GIVEN MATERIAL:
--- begin ---

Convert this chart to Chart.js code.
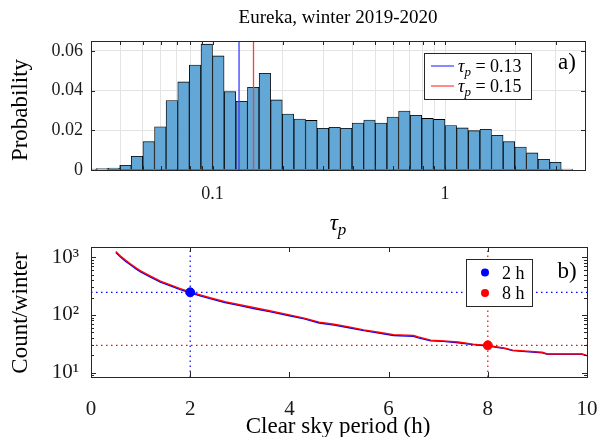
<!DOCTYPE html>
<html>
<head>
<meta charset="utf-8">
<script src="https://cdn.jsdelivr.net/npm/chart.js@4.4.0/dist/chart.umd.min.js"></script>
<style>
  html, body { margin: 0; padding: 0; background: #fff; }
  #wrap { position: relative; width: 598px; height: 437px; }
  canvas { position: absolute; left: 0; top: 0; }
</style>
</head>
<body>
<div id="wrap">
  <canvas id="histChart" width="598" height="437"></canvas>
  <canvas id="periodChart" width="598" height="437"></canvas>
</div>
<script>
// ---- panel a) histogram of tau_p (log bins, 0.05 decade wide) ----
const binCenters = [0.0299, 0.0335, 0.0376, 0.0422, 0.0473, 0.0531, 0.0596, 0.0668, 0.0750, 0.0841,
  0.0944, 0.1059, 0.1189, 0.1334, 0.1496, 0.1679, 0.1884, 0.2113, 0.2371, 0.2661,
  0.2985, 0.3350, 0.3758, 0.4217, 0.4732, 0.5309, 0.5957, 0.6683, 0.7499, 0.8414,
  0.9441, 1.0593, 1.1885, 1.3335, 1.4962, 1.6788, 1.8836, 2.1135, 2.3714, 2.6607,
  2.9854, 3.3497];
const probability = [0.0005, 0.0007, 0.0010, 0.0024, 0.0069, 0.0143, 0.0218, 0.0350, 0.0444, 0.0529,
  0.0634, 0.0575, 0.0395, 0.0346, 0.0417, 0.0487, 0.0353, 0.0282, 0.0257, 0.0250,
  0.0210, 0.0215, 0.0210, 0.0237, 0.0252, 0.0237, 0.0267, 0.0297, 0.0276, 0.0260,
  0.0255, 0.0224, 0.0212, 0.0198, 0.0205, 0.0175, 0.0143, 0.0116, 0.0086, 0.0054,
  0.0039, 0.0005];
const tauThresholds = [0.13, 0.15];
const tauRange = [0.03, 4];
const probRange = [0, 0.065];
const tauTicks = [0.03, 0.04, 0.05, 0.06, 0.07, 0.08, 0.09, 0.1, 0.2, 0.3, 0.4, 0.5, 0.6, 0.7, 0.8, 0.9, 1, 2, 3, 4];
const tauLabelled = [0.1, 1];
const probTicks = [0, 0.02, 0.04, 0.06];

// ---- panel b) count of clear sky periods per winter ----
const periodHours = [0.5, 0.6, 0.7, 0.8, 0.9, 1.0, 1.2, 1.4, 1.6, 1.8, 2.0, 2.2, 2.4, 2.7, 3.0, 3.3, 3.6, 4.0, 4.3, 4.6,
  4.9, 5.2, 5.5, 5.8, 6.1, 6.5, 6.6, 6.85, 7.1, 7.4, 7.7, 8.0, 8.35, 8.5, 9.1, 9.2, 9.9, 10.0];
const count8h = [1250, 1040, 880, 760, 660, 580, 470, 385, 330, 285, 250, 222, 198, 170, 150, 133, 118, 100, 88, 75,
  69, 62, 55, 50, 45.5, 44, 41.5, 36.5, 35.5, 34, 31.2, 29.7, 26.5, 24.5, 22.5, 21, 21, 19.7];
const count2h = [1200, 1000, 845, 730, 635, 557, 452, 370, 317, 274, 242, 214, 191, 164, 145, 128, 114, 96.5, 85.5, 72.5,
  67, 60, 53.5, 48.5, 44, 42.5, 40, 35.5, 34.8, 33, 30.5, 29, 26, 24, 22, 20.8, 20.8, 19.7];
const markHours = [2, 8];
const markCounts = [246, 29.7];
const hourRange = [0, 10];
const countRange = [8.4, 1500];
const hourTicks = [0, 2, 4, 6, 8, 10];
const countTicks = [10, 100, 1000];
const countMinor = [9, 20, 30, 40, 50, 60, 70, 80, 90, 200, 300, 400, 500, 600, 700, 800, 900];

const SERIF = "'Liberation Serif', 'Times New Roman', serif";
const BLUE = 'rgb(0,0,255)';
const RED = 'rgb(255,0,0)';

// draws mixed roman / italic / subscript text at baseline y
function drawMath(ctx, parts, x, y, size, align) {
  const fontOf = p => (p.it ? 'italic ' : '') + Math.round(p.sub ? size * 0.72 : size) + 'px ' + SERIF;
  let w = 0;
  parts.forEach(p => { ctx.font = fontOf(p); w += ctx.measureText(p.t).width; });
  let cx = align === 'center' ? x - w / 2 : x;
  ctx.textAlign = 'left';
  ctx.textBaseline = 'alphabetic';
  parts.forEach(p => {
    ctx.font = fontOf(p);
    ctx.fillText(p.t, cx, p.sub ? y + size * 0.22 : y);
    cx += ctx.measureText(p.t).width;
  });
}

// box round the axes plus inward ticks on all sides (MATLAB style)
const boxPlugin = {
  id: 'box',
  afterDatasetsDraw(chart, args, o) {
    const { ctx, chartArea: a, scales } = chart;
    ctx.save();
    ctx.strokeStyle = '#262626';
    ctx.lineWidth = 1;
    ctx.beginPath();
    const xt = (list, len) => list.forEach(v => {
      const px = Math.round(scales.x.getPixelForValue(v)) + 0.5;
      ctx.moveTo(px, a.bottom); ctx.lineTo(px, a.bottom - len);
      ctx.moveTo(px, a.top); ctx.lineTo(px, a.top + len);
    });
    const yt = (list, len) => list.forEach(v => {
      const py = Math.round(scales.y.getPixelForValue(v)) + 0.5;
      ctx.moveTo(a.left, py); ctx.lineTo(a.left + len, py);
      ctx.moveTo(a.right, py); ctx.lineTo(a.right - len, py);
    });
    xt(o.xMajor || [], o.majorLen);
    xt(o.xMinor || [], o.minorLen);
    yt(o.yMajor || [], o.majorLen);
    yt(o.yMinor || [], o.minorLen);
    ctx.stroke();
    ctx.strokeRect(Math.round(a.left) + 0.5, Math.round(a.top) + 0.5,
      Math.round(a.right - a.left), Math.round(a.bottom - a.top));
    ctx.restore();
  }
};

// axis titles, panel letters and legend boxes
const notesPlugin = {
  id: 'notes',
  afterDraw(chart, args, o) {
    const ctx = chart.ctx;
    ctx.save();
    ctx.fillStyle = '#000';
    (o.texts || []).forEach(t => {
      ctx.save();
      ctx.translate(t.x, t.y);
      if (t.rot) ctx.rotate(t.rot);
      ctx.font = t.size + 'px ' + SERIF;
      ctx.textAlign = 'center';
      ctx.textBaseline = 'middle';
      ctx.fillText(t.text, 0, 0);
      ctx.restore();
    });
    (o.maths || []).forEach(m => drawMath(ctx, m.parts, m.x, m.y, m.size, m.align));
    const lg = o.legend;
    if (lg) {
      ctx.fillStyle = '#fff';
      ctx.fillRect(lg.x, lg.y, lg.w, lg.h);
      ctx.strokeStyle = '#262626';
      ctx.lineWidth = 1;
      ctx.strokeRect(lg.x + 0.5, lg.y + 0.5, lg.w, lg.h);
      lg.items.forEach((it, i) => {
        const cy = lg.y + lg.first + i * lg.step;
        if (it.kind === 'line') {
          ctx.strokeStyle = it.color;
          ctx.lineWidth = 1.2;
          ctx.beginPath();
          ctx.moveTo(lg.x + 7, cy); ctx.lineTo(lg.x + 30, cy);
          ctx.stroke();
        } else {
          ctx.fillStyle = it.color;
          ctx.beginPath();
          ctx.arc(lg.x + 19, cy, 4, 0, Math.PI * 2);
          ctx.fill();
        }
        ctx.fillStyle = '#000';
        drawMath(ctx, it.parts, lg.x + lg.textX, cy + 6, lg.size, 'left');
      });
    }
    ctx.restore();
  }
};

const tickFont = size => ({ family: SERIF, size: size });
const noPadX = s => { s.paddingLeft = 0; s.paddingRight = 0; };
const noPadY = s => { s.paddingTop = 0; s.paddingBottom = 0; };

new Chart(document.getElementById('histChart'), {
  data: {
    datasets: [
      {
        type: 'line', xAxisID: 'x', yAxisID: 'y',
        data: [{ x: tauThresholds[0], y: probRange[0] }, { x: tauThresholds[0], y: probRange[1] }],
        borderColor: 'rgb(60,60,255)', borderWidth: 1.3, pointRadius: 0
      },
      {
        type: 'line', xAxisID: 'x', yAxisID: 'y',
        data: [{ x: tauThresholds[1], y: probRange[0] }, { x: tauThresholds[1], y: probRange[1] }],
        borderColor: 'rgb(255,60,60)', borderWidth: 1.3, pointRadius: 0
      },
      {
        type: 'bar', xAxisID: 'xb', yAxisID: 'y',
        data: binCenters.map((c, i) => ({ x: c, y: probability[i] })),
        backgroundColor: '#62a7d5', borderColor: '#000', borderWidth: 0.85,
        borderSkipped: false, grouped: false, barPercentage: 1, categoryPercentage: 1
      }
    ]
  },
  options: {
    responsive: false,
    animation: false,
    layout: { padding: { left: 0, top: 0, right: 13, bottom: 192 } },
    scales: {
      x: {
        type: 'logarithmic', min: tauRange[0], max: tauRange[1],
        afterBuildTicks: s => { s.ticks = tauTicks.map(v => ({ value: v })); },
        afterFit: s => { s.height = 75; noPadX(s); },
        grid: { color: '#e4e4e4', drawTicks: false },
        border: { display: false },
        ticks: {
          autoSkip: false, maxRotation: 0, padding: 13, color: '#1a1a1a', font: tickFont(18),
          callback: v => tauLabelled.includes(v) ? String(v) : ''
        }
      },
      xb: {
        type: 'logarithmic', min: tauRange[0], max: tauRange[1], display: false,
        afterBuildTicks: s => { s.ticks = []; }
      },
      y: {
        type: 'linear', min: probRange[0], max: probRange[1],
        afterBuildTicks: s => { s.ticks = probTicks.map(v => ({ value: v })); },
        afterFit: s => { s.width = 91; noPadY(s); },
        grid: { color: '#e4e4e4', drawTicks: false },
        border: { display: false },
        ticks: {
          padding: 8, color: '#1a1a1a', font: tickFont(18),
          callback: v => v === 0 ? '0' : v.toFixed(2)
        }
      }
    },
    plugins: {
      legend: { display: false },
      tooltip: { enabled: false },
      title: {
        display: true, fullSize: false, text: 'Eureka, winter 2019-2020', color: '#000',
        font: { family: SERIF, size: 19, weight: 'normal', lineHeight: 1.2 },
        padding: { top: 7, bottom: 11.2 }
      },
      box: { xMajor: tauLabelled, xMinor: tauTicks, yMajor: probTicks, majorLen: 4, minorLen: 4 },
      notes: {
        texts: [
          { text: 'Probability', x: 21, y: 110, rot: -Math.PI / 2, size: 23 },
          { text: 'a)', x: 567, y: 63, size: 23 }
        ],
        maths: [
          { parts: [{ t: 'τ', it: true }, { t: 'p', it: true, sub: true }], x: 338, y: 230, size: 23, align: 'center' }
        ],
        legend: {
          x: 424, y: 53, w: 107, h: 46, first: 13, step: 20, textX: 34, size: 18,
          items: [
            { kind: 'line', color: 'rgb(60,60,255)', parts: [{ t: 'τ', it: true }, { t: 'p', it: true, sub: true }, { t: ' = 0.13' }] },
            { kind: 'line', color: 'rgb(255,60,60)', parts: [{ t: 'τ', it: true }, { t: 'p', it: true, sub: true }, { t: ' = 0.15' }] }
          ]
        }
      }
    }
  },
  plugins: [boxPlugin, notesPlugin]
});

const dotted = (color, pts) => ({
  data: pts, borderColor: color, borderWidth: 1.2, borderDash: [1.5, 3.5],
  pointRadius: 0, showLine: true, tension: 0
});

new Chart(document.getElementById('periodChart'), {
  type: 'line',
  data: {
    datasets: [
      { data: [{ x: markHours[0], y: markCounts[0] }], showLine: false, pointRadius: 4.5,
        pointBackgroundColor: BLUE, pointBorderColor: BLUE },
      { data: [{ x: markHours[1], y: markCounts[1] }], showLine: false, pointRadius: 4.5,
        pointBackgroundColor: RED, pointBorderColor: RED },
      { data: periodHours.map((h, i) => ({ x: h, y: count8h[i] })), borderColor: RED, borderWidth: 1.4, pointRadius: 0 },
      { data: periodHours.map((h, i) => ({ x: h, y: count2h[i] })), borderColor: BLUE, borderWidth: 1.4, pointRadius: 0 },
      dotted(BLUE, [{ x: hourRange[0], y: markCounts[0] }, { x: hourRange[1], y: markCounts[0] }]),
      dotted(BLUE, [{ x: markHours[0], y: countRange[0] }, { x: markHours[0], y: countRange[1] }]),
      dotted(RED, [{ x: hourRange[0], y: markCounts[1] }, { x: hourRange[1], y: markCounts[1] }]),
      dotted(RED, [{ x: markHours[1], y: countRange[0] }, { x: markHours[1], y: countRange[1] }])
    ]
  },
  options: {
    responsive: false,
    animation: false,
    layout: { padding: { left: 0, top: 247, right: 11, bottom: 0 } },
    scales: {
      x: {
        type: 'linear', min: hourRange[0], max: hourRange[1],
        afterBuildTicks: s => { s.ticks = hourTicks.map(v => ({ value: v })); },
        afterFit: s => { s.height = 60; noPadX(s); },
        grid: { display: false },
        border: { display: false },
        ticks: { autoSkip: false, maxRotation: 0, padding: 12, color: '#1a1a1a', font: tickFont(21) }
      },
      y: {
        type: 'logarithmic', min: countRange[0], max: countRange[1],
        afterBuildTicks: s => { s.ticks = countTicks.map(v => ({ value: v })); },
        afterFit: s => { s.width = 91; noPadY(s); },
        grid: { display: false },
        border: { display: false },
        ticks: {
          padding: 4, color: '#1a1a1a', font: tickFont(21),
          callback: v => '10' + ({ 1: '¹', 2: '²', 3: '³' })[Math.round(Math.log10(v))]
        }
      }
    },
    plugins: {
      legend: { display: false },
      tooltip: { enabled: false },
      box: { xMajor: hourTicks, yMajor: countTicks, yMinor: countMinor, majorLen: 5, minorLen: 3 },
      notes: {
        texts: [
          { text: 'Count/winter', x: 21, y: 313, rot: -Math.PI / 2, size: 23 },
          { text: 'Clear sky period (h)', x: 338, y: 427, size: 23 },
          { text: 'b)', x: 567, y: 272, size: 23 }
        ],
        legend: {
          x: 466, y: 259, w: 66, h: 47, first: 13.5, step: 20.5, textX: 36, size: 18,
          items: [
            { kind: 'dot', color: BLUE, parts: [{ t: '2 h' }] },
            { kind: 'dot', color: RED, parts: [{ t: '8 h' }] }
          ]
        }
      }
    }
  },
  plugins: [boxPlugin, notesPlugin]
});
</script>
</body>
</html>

--- end ---

TASK: Only the lines from the start of the material through the line containing "const probTicks = [0, 0.02, 0.04, 0.06];" should be transcribed. Pictures stay out.

RESPONSE:
Convert this chart to Chart.js code.
<!DOCTYPE html>
<html>
<head>
<meta charset="utf-8">
<script src="https://cdn.jsdelivr.net/npm/chart.js@4.4.0/dist/chart.umd.min.js"></script>
<style>
  html, body { margin: 0; padding: 0; background: #fff; }
  #wrap { position: relative; width: 598px; height: 437px; }
  canvas { position: absolute; left: 0; top: 0; }
</style>
</head>
<body>
<div id="wrap">
  <canvas id="histChart" width="598" height="437"></canvas>
  <canvas id="periodChart" width="598" height="437"></canvas>
</div>
<script>
// ---- panel a) histogram of tau_p (log bins, 0.05 decade wide) ----
const binCenters = [0.0299, 0.0335, 0.0376, 0.0422, 0.0473, 0.0531, 0.0596, 0.0668, 0.0750, 0.0841,
  0.0944, 0.1059, 0.1189, 0.1334, 0.1496, 0.1679, 0.1884, 0.2113, 0.2371, 0.2661,
  0.2985, 0.3350, 0.3758, 0.4217, 0.4732, 0.5309, 0.5957, 0.6683, 0.7499, 0.8414,
  0.9441, 1.0593, 1.1885, 1.3335, 1.4962, 1.6788, 1.8836, 2.1135, 2.3714, 2.6607,
  2.9854, 3.3497];
const probability = [0.0005, 0.0007, 0.0010, 0.0024, 0.0069, 0.0143, 0.0218, 0.0350, 0.0444, 0.0529,
  0.0634, 0.0575, 0.0395, 0.0346, 0.0417, 0.0487, 0.0353, 0.0282, 0.0257, 0.0250,
  0.0210, 0.0215, 0.0210, 0.0237, 0.0252, 0.0237, 0.0267, 0.0297, 0.0276, 0.0260,
  0.0255, 0.0224, 0.0212, 0.0198, 0.0205, 0.0175, 0.0143, 0.0116, 0.0086, 0.0054,
  0.0039, 0.0005];
const tauThresholds = [0.13, 0.15];
const tauRange = [0.03, 4];
const probRange = [0, 0.065];
const tauTicks = [0.03, 0.04, 0.05, 0.06, 0.07, 0.08, 0.09, 0.1, 0.2, 0.3, 0.4, 0.5, 0.6, 0.7, 0.8, 0.9, 1, 2, 3, 4];
const tauLabelled = [0.1, 1];
const probTicks = [0, 0.02, 0.04, 0.06];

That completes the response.